Exercise aim: Repeat all the material exactly; pictures stay out of your copy.

════════

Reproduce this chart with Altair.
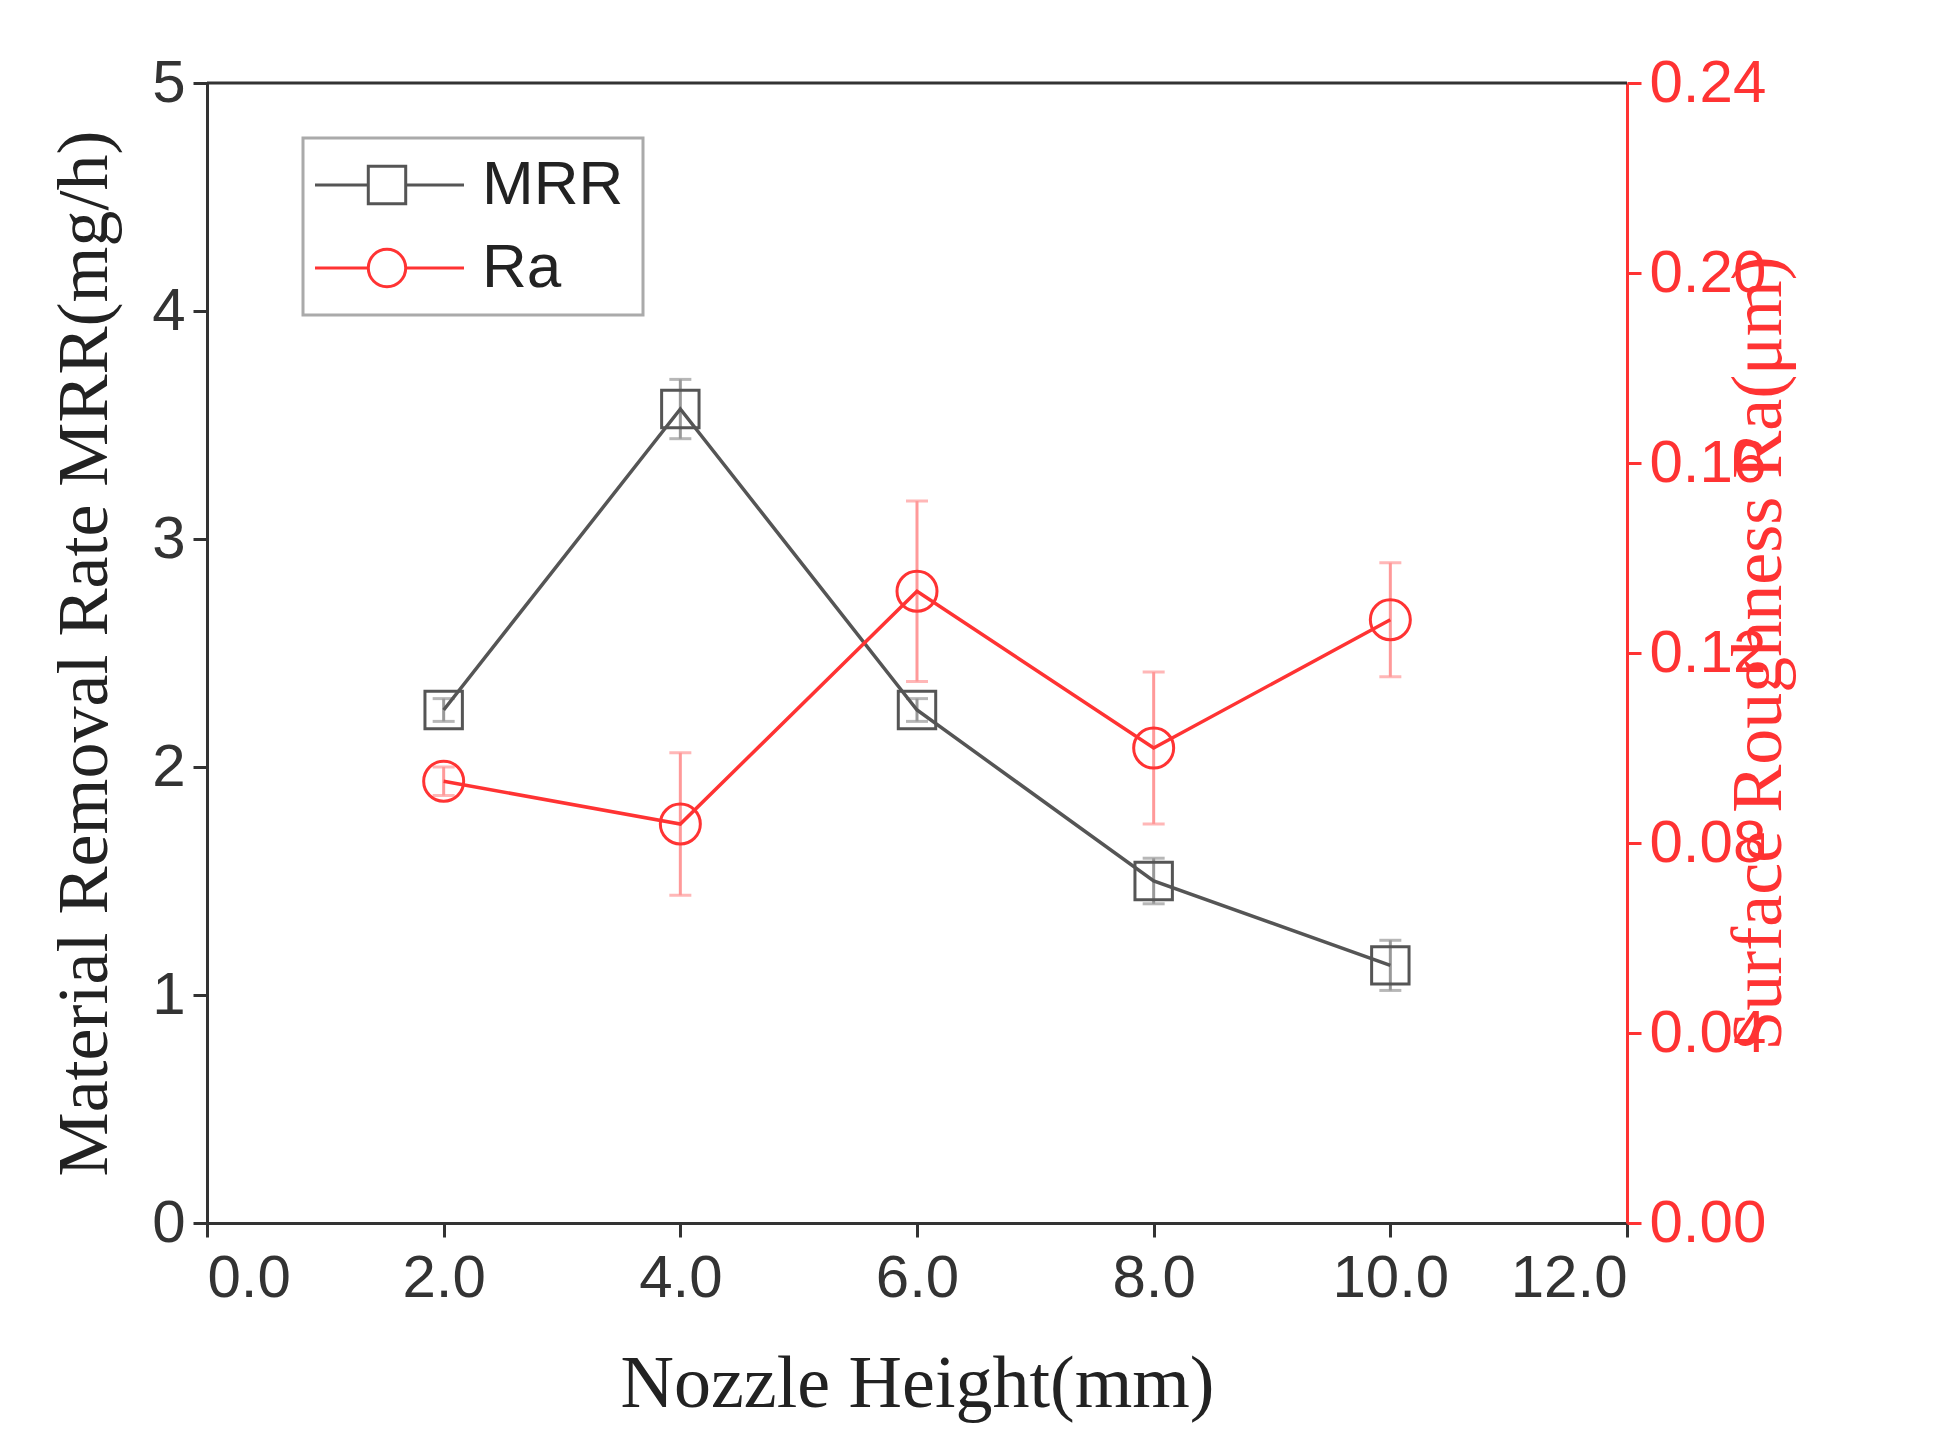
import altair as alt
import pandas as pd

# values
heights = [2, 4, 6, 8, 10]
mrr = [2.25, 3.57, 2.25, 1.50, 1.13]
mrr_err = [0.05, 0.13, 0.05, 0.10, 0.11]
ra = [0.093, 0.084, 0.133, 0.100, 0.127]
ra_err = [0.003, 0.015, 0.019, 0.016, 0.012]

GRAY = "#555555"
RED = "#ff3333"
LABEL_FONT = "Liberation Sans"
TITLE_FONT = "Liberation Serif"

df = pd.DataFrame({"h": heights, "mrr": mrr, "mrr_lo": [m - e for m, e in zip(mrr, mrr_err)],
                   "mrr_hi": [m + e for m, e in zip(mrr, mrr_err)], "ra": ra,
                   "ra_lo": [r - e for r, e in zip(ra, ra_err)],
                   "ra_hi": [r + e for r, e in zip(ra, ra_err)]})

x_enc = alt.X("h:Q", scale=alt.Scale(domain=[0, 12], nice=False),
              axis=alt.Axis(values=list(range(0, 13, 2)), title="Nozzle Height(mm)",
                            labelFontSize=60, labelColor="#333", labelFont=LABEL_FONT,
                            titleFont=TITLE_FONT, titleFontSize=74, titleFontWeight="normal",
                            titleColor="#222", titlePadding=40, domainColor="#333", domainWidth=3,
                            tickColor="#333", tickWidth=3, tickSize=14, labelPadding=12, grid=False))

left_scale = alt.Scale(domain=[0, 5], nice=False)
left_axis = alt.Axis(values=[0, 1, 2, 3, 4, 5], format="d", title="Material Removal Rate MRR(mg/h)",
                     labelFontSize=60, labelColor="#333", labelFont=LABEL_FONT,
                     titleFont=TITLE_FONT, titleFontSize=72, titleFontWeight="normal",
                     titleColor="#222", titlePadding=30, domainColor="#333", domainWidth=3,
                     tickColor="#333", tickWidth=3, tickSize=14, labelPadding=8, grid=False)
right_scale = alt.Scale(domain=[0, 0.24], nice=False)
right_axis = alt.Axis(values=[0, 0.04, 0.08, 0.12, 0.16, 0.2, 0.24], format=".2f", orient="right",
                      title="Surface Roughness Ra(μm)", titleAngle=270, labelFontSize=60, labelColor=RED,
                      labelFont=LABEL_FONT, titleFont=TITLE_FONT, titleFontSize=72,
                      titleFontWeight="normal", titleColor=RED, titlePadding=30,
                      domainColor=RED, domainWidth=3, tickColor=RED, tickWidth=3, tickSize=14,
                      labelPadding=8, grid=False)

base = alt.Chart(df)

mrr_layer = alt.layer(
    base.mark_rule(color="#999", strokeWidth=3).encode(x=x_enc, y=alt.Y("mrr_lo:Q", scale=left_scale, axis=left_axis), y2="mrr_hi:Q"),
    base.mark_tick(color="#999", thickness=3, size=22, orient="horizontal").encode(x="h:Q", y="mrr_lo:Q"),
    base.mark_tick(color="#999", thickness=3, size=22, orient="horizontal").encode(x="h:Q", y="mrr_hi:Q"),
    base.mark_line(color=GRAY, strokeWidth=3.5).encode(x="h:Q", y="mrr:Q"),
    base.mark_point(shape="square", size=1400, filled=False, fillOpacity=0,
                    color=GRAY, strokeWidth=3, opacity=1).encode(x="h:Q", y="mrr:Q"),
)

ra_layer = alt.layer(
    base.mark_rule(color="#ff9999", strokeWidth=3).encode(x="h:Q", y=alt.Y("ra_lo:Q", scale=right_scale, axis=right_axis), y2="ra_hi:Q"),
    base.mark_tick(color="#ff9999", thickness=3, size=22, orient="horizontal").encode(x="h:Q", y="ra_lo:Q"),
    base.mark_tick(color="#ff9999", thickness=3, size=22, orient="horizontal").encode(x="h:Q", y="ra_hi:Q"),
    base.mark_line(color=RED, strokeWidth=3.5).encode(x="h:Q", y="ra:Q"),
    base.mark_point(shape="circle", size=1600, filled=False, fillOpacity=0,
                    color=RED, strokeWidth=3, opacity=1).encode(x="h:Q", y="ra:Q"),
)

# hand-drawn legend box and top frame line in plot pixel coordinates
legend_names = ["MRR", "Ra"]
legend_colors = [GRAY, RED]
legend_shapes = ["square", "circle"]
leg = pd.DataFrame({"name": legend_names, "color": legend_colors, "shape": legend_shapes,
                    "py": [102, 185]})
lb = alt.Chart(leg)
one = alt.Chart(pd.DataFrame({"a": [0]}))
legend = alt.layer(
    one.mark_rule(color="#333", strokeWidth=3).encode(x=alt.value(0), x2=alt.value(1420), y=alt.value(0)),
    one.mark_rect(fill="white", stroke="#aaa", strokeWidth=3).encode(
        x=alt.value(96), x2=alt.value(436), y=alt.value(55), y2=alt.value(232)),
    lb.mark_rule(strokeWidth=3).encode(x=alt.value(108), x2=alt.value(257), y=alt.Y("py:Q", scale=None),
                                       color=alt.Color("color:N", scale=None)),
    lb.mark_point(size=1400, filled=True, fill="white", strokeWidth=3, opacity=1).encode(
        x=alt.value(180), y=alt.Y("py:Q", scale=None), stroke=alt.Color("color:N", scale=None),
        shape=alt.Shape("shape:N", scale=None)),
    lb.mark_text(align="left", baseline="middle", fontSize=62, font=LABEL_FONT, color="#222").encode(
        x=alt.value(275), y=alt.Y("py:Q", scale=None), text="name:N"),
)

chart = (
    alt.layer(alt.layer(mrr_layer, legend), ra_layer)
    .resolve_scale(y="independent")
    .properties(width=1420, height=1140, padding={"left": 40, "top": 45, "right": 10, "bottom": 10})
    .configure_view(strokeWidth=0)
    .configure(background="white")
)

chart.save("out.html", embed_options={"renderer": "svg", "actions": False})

════════

Result:
Reproduce this chart with Altair.
import altair as alt
import pandas as pd

# values
heights = [2, 4, 6, 8, 10]
mrr = [2.25, 3.57, 2.25, 1.50, 1.13]
mrr_err = [0.05, 0.13, 0.05, 0.10, 0.11]
ra = [0.093, 0.084, 0.133, 0.100, 0.127]
ra_err = [0.003, 0.015, 0.019, 0.016, 0.012]

GRAY = "#555555"
RED = "#ff3333"
LABEL_FONT = "Liberation Sans"
TITLE_FONT = "Liberation Serif"

df = pd.DataFrame({"h": heights, "mrr": mrr, "mrr_lo": [m - e for m, e in zip(mrr, mrr_err)],
                   "mrr_hi": [m + e for m, e in zip(mrr, mrr_err)], "ra": ra,
                   "ra_lo": [r - e for r, e in zip(ra, ra_err)],
                   "ra_hi": [r + e for r, e in zip(ra, ra_err)]})

x_enc = alt.X("h:Q", scale=alt.Scale(domain=[0, 12], nice=False),
              axis=alt.Axis(values=list(range(0, 13, 2)), title="Nozzle Height(mm)",
                            labelFontSize=60, labelColor="#333", labelFont=LABEL_FONT,
                            titleFont=TITLE_FONT, titleFontSize=74, titleFontWeight="normal",
                            titleColor="#222", titlePadding=40, domainColor="#333", domainWidth=3,
                            tickColor="#333", tickWidth=3, tickSize=14, labelPadding=12, grid=False))

left_scale = alt.Scale(domain=[0, 5], nice=False)
left_axis = alt.Axis(values=[0, 1, 2, 3, 4, 5], format="d", title="Material Removal Rate MRR(mg/h)",
                     labelFontSize=60, labelColor="#333", labelFont=LABEL_FONT,
                     titleFont=TITLE_FONT, titleFontSize=72, titleFontWeight="normal",
                     titleColor="#222", titlePadding=30, domainColor="#333", domainWidth=3,
                     tickColor="#333", tickWidth=3, tickSize=14, labelPadding=8, grid=False)
right_scale = alt.Scale(domain=[0, 0.24], nice=False)
right_axis = alt.Axis(values=[0, 0.04, 0.08, 0.12, 0.16, 0.2, 0.24], format=".2f", orient="right",
                      title="Surface Roughness Ra(μm)", titleAngle=270, labelFontSize=60, labelColor=RED,
                      labelFont=LABEL_FONT, titleFont=TITLE_FONT, titleFontSize=72,
                      titleFontWeight="normal", titleColor=RED, titlePadding=30,
                      domainColor=RED, domainWidth=3, tickColor=RED, tickWidth=3, tickSize=14,
                      labelPadding=8, grid=False)

base = alt.Chart(df)

mrr_layer = alt.layer(
    base.mark_rule(color="#999", strokeWidth=3).encode(x=x_enc, y=alt.Y("mrr_lo:Q", scale=left_scale, axis=left_axis), y2="mrr_hi:Q"),
    base.mark_tick(color="#999", thickness=3, size=22, orient="horizontal").encode(x="h:Q", y="mrr_lo:Q"),
    base.mark_tick(color="#999", thickness=3, size=22, orient="horizontal").encode(x="h:Q", y="mrr_hi:Q"),
    base.mark_line(color=GRAY, strokeWidth=3.5).encode(x="h:Q", y="mrr:Q"),
    base.mark_point(shape="square", size=1400, filled=False, fillOpacity=0,
                    color=GRAY, strokeWidth=3, opacity=1).encode(x="h:Q", y="mrr:Q"),
)

ra_layer = alt.layer(
    base.mark_rule(color="#ff9999", strokeWidth=3).encode(x="h:Q", y=alt.Y("ra_lo:Q", scale=right_scale, axis=right_axis), y2="ra_hi:Q"),
    base.mark_tick(color="#ff9999", thickness=3, size=22, orient="horizontal").encode(x="h:Q", y="ra_lo:Q"),
    base.mark_tick(color="#ff9999", thickness=3, size=22, orient="horizontal").encode(x="h:Q", y="ra_hi:Q"),
    base.mark_line(color=RED, strokeWidth=3.5).encode(x="h:Q", y="ra:Q"),
    base.mark_point(shape="circle", size=1600, filled=False, fillOpacity=0,
                    color=RED, strokeWidth=3, opacity=1).encode(x="h:Q", y="ra:Q"),
)

# hand-drawn legend box and top frame line in plot pixel coordinates
legend_names = ["MRR", "Ra"]
legend_colors = [GRAY, RED]
legend_shapes = ["square", "circle"]
leg = pd.DataFrame({"name": legend_names, "color": legend_colors, "shape": legend_shapes,
                    "py": [102, 185]})
lb = alt.Chart(leg)
one = alt.Chart(pd.DataFrame({"a": [0]}))
legend = alt.layer(
    one.mark_rule(color="#333", strokeWidth=3).encode(x=alt.value(0), x2=alt.value(1420), y=alt.value(0)),
    one.mark_rect(fill="white", stroke="#aaa", strokeWidth=3).encode(
        x=alt.value(96), x2=alt.value(436), y=alt.value(55), y2=alt.value(232)),
    lb.mark_rule(strokeWidth=3).encode(x=alt.value(108), x2=alt.value(257), y=alt.Y("py:Q", scale=None),
                                       color=alt.Color("color:N", scale=None)),
    lb.mark_point(size=1400, filled=True, fill="white", strokeWidth=3, opacity=1).encode(
        x=alt.value(180), y=alt.Y("py:Q", scale=None), stroke=alt.Color("color:N", scale=None),
        shape=alt.Shape("shape:N", scale=None)),
    lb.mark_text(align="left", baseline="middle", fontSize=62, font=LABEL_FONT, color="#222").encode(
        x=alt.value(275), y=alt.Y("py:Q", scale=None), text="name:N"),
)

chart = (
    alt.layer(alt.layer(mrr_layer, legend), ra_layer)
    .resolve_scale(y="independent")
    .properties(width=1420, height=1140, padding={"left": 40, "top": 45, "right": 10, "bottom": 10})
    .configure_view(strokeWidth=0)
    .configure(background="white")
)

chart.save("out.html", embed_options={"renderer": "svg", "actions": False})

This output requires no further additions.